§ **Data**

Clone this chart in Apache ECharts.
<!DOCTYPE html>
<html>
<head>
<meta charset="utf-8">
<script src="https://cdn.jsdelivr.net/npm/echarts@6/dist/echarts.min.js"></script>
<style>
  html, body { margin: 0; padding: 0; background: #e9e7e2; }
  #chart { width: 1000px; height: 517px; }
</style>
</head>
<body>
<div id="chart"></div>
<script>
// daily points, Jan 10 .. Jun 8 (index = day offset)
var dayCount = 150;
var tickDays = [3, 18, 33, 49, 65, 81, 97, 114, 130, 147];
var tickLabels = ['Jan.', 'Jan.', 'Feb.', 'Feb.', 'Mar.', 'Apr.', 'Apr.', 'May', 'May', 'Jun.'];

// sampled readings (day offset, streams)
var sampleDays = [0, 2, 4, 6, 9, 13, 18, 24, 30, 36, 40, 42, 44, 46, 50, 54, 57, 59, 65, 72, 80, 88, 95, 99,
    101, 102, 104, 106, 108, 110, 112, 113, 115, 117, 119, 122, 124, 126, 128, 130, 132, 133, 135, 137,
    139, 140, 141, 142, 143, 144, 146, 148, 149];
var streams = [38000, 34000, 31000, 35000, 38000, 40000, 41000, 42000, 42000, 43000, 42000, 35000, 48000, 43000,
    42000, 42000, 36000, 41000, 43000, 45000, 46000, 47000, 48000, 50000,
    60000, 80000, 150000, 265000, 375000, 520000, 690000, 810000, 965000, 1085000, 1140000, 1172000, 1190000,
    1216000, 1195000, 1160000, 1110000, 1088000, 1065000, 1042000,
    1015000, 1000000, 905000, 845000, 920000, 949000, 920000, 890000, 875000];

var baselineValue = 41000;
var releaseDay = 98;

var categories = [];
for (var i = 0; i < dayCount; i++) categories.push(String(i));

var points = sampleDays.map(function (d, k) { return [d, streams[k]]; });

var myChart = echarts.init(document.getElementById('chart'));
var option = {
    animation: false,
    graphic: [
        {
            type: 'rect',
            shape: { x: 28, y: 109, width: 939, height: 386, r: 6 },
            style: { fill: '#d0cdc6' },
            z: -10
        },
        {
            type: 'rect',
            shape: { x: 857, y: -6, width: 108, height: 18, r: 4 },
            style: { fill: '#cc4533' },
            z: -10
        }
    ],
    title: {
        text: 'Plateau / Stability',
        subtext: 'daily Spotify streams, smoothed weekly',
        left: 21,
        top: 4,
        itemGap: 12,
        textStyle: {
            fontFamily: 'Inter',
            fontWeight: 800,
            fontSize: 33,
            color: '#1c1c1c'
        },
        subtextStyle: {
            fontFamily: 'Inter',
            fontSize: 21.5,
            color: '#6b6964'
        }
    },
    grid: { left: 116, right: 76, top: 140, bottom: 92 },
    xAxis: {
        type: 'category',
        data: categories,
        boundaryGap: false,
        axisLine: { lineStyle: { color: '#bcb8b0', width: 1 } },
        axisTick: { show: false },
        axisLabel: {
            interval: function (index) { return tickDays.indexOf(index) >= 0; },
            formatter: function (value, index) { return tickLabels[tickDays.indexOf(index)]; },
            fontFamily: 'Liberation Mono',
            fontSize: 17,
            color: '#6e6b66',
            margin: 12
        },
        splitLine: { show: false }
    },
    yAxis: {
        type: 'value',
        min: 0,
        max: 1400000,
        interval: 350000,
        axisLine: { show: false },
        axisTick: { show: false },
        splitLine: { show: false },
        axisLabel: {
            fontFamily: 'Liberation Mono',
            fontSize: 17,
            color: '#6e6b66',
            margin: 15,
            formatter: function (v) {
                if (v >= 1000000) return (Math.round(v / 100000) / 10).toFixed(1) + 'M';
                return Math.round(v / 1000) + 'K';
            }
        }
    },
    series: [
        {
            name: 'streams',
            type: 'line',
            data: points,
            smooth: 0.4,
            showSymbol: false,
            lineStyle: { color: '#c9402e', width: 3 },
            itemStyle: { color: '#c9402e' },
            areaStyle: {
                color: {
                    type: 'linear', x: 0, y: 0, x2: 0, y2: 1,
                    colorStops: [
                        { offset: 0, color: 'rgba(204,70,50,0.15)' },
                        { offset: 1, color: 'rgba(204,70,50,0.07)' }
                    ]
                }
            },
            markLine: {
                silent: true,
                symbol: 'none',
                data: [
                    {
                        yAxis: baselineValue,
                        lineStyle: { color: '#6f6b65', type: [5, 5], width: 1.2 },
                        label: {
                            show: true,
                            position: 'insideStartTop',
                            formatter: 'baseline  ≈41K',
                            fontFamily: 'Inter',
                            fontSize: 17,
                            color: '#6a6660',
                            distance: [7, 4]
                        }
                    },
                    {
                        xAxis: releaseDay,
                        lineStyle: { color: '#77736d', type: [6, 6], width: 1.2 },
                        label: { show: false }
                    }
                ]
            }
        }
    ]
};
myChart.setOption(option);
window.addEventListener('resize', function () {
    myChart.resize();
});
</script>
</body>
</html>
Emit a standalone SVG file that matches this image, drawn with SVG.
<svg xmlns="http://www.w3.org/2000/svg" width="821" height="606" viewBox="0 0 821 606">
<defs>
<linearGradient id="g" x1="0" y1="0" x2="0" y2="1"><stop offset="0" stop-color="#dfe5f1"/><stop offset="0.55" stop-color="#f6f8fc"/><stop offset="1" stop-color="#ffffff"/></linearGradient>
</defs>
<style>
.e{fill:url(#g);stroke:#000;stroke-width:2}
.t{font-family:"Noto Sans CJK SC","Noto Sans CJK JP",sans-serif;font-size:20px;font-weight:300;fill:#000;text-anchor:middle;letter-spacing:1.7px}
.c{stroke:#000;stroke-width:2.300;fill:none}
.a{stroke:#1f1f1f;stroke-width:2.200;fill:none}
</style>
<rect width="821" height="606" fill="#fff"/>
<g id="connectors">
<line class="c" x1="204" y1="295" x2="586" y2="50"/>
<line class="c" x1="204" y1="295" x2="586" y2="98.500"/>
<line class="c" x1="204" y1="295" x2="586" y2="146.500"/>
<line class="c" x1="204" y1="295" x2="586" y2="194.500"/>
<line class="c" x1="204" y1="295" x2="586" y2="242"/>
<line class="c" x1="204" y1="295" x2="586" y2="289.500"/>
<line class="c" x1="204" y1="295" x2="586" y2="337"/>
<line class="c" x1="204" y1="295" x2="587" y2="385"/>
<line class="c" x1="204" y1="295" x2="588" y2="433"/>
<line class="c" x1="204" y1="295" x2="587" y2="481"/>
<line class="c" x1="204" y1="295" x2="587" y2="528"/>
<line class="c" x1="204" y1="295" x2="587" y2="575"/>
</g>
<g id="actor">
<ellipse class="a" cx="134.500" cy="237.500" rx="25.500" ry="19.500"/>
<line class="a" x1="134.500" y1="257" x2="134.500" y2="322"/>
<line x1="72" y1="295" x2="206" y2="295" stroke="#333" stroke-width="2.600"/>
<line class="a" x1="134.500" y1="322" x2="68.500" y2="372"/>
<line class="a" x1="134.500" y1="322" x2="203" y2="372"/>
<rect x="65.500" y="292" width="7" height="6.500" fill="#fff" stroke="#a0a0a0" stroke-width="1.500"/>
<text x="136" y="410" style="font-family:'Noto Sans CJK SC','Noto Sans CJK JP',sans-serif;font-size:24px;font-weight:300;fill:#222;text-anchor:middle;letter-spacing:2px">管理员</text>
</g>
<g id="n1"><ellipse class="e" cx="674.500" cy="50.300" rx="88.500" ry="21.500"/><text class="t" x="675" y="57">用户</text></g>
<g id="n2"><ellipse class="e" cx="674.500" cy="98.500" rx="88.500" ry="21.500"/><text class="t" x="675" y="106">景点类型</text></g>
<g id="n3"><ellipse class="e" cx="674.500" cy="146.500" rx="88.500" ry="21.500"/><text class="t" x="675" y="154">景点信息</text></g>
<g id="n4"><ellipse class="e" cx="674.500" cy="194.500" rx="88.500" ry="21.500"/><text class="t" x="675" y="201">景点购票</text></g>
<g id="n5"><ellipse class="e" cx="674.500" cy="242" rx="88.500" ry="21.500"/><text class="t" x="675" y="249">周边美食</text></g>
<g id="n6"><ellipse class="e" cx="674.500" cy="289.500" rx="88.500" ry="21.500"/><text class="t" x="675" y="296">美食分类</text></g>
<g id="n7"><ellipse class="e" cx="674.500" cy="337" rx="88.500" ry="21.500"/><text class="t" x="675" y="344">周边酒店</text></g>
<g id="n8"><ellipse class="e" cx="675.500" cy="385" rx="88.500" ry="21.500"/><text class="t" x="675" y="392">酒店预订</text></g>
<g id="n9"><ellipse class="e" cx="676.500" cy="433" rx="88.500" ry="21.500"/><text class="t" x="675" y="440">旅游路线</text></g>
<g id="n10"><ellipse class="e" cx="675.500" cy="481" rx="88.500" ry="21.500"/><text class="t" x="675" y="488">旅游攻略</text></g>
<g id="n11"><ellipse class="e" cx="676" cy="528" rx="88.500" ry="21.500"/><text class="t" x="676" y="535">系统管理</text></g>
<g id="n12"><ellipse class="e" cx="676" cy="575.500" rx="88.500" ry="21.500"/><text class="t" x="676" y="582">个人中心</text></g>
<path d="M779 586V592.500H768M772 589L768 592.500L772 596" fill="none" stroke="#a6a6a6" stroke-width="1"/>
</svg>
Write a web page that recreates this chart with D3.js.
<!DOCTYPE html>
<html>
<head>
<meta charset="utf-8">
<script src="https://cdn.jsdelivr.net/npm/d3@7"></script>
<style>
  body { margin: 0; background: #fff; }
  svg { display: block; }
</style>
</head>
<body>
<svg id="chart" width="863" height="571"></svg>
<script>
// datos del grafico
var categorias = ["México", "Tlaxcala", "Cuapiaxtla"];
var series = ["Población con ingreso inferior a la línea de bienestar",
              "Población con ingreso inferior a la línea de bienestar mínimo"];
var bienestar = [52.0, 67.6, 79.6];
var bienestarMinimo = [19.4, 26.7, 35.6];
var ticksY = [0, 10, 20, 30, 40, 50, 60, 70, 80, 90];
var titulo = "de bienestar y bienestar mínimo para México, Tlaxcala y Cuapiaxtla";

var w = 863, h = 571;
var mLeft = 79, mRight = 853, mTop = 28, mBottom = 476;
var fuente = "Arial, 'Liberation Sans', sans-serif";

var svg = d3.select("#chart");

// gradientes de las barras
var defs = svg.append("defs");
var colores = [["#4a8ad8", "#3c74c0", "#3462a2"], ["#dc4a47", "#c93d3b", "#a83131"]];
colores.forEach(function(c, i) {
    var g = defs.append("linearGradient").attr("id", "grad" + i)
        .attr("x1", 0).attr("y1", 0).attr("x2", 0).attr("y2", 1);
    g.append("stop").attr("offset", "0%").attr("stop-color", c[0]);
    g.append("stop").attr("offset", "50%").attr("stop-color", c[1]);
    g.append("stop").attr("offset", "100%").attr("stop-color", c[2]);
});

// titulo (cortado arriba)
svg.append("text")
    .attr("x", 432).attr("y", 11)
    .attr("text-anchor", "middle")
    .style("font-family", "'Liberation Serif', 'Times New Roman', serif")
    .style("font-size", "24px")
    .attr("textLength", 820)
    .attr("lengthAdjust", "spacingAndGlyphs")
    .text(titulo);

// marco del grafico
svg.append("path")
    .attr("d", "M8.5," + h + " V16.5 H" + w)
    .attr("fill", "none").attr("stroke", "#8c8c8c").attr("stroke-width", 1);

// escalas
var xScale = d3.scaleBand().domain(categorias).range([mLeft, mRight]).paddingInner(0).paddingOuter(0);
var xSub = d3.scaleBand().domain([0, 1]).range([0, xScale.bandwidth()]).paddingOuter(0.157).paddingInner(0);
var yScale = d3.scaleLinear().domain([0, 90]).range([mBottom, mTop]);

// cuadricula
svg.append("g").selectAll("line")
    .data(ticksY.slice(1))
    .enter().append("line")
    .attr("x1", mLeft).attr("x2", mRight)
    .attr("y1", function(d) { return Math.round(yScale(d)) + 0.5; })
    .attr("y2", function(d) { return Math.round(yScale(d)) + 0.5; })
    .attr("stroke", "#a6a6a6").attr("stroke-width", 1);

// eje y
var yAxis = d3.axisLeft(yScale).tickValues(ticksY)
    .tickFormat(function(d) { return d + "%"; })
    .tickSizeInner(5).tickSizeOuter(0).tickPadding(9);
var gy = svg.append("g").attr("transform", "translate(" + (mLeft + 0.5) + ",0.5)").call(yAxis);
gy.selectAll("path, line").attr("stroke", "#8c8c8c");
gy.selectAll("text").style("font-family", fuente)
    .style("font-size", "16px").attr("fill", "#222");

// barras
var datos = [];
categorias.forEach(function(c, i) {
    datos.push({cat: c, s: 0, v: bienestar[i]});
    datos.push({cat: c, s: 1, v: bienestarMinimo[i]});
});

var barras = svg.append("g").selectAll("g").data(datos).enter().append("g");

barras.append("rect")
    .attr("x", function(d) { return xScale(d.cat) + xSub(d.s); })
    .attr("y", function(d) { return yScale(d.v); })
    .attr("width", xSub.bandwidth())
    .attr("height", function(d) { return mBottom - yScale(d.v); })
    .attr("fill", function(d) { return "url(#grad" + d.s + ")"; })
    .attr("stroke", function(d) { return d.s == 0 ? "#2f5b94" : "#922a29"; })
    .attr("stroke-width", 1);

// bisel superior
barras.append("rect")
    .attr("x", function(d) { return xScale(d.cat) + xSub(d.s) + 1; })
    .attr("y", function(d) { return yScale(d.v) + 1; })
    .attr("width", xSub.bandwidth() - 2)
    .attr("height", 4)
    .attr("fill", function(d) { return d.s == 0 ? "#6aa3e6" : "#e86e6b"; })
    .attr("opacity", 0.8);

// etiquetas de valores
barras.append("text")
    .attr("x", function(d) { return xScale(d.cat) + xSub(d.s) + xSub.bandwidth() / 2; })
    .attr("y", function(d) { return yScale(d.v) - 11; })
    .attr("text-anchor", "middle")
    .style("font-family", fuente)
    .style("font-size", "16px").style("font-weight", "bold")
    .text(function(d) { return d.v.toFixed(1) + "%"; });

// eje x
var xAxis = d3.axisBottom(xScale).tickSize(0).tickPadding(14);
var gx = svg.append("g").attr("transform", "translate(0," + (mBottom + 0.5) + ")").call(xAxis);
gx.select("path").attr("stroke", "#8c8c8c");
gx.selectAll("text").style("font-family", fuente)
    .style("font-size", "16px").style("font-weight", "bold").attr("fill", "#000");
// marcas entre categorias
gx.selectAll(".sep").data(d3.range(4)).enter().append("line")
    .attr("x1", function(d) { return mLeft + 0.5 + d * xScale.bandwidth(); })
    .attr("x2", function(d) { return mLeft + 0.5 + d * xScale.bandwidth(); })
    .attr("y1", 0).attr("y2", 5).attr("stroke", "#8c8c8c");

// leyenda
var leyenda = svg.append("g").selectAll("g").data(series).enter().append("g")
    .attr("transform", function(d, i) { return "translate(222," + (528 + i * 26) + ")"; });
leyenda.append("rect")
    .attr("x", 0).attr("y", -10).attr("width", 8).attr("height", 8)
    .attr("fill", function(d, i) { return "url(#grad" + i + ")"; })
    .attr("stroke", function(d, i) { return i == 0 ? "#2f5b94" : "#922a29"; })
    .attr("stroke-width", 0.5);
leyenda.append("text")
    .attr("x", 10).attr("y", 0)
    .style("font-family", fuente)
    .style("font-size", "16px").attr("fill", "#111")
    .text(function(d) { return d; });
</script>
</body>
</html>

§ **Instructions to follow**
Reproduce exactly, please, only the lines from the start of the data above to the line that contains "var points = sampleDays.map(function", with both ends kept.

§ **Solved problem**
Clone this chart in Apache ECharts.
<!DOCTYPE html>
<html>
<head>
<meta charset="utf-8">
<script src="https://cdn.jsdelivr.net/npm/echarts@6/dist/echarts.min.js"></script>
<style>
  html, body { margin: 0; padding: 0; background: #e9e7e2; }
  #chart { width: 1000px; height: 517px; }
</style>
</head>
<body>
<div id="chart"></div>
<script>
// daily points, Jan 10 .. Jun 8 (index = day offset)
var dayCount = 150;
var tickDays = [3, 18, 33, 49, 65, 81, 97, 114, 130, 147];
var tickLabels = ['Jan.', 'Jan.', 'Feb.', 'Feb.', 'Mar.', 'Apr.', 'Apr.', 'May', 'May', 'Jun.'];

// sampled readings (day offset, streams)
var sampleDays = [0, 2, 4, 6, 9, 13, 18, 24, 30, 36, 40, 42, 44, 46, 50, 54, 57, 59, 65, 72, 80, 88, 95, 99,
    101, 102, 104, 106, 108, 110, 112, 113, 115, 117, 119, 122, 124, 126, 128, 130, 132, 133, 135, 137,
    139, 140, 141, 142, 143, 144, 146, 148, 149];
var streams = [38000, 34000, 31000, 35000, 38000, 40000, 41000, 42000, 42000, 43000, 42000, 35000, 48000, 43000,
    42000, 42000, 36000, 41000, 43000, 45000, 46000, 47000, 48000, 50000,
    60000, 80000, 150000, 265000, 375000, 520000, 690000, 810000, 965000, 1085000, 1140000, 1172000, 1190000,
    1216000, 1195000, 1160000, 1110000, 1088000, 1065000, 1042000,
    1015000, 1000000, 905000, 845000, 920000, 949000, 920000, 890000, 875000];

var baselineValue = 41000;
var releaseDay = 98;

var categories = [];
for (var i = 0; i < dayCount; i++) categories.push(String(i));

var points = sampleDays.map(function (d, k) { return [d, streams[k]]; });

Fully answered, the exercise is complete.